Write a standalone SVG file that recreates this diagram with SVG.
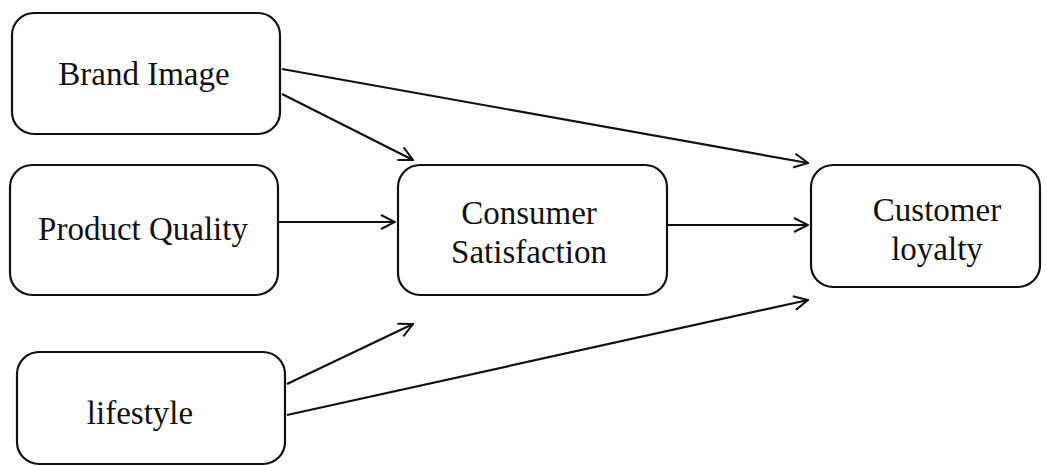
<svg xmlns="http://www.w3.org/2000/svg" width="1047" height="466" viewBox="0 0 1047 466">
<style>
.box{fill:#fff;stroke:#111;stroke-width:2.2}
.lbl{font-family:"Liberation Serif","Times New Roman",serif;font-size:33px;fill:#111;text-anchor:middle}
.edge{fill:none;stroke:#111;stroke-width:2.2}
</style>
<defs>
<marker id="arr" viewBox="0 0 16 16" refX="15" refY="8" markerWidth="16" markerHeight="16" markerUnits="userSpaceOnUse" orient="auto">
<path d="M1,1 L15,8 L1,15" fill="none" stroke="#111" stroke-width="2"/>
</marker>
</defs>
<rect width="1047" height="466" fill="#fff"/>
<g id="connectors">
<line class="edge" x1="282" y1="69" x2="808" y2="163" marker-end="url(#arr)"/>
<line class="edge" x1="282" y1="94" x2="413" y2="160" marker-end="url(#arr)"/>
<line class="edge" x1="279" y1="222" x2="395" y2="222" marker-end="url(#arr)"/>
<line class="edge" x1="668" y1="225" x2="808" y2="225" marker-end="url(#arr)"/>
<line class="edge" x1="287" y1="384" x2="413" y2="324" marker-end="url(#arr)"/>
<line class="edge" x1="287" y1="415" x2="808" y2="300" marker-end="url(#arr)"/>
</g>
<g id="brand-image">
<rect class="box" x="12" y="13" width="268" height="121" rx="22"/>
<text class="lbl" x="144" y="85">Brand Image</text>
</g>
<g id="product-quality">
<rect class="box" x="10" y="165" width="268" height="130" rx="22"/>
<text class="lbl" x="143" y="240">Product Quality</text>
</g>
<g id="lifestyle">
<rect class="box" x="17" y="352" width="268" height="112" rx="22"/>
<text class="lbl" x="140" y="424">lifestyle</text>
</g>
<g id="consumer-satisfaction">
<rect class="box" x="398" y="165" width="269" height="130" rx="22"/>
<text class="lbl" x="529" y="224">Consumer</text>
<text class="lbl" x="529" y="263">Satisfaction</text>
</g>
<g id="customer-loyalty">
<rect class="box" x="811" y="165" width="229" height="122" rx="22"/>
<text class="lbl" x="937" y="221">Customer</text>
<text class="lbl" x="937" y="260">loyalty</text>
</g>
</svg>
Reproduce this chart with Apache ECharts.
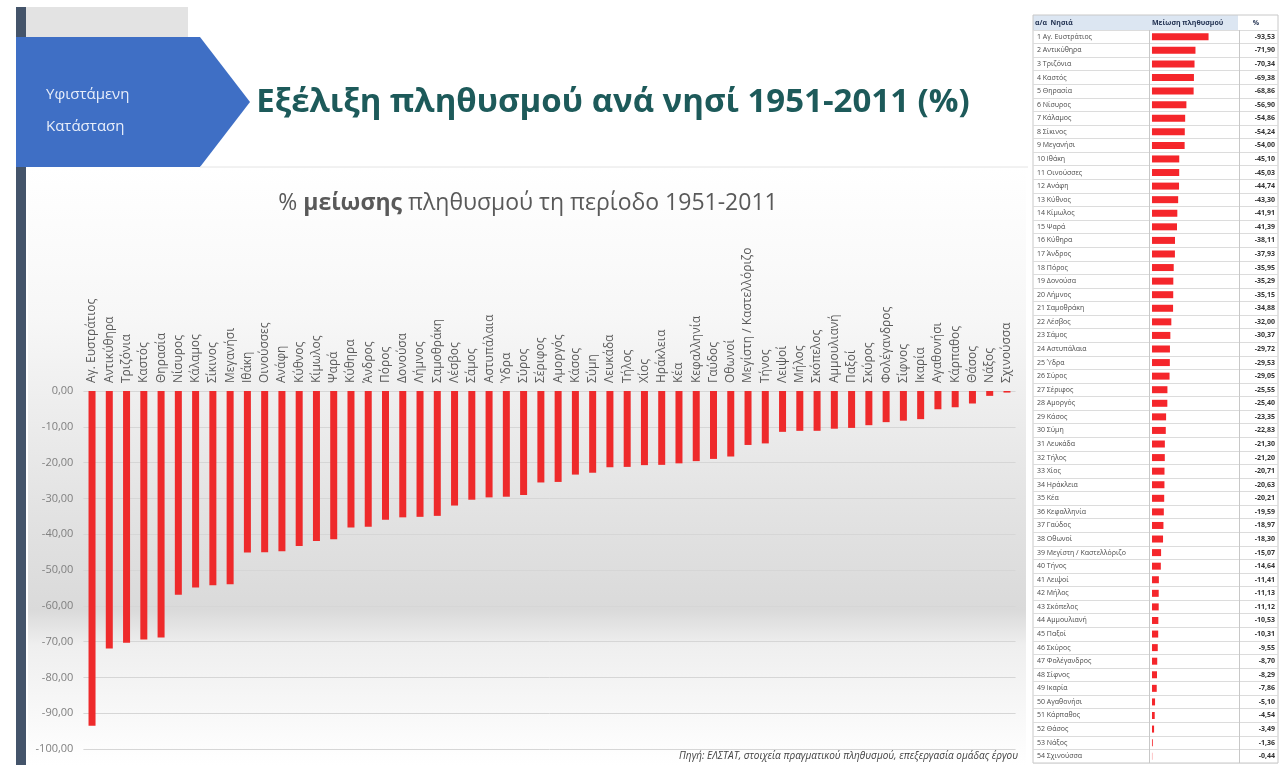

Exercise goal – Reproduce every record above exactly, but leave out the pictures.

Reply –
Write a standalone SVG file that recreates this diagram with SVG.
<svg xmlns="http://www.w3.org/2000/svg" width="1047" height="466" viewBox="0 0 1047 466">
<style>
.box{fill:#fff;stroke:#111;stroke-width:2.2}
.lbl{font-family:"Liberation Serif","Times New Roman",serif;font-size:33px;fill:#111;text-anchor:middle}
.edge{fill:none;stroke:#111;stroke-width:2.2}
</style>
<defs>
<marker id="arr" viewBox="0 0 16 16" refX="15" refY="8" markerWidth="16" markerHeight="16" markerUnits="userSpaceOnUse" orient="auto">
<path d="M1,1 L15,8 L1,15" fill="none" stroke="#111" stroke-width="2"/>
</marker>
</defs>
<rect width="1047" height="466" fill="#fff"/>
<g id="connectors">
<line class="edge" x1="282" y1="69" x2="808" y2="163" marker-end="url(#arr)"/>
<line class="edge" x1="282" y1="94" x2="413" y2="160" marker-end="url(#arr)"/>
<line class="edge" x1="279" y1="222" x2="395" y2="222" marker-end="url(#arr)"/>
<line class="edge" x1="668" y1="225" x2="808" y2="225" marker-end="url(#arr)"/>
<line class="edge" x1="287" y1="384" x2="413" y2="324" marker-end="url(#arr)"/>
<line class="edge" x1="287" y1="415" x2="808" y2="300" marker-end="url(#arr)"/>
</g>
<g id="brand-image">
<rect class="box" x="12" y="13" width="268" height="121" rx="22"/>
<text class="lbl" x="144" y="85">Brand Image</text>
</g>
<g id="product-quality">
<rect class="box" x="10" y="165" width="268" height="130" rx="22"/>
<text class="lbl" x="143" y="240">Product Quality</text>
</g>
<g id="lifestyle">
<rect class="box" x="17" y="352" width="268" height="112" rx="22"/>
<text class="lbl" x="140" y="424">lifestyle</text>
</g>
<g id="consumer-satisfaction">
<rect class="box" x="398" y="165" width="269" height="130" rx="22"/>
<text class="lbl" x="529" y="224">Consumer</text>
<text class="lbl" x="529" y="263">Satisfaction</text>
</g>
<g id="customer-loyalty">
<rect class="box" x="811" y="165" width="229" height="122" rx="22"/>
<text class="lbl" x="937" y="221">Customer</text>
<text class="lbl" x="937" y="260">loyalty</text>
</g>
</svg>
Reproduce this chart with Apache ECharts.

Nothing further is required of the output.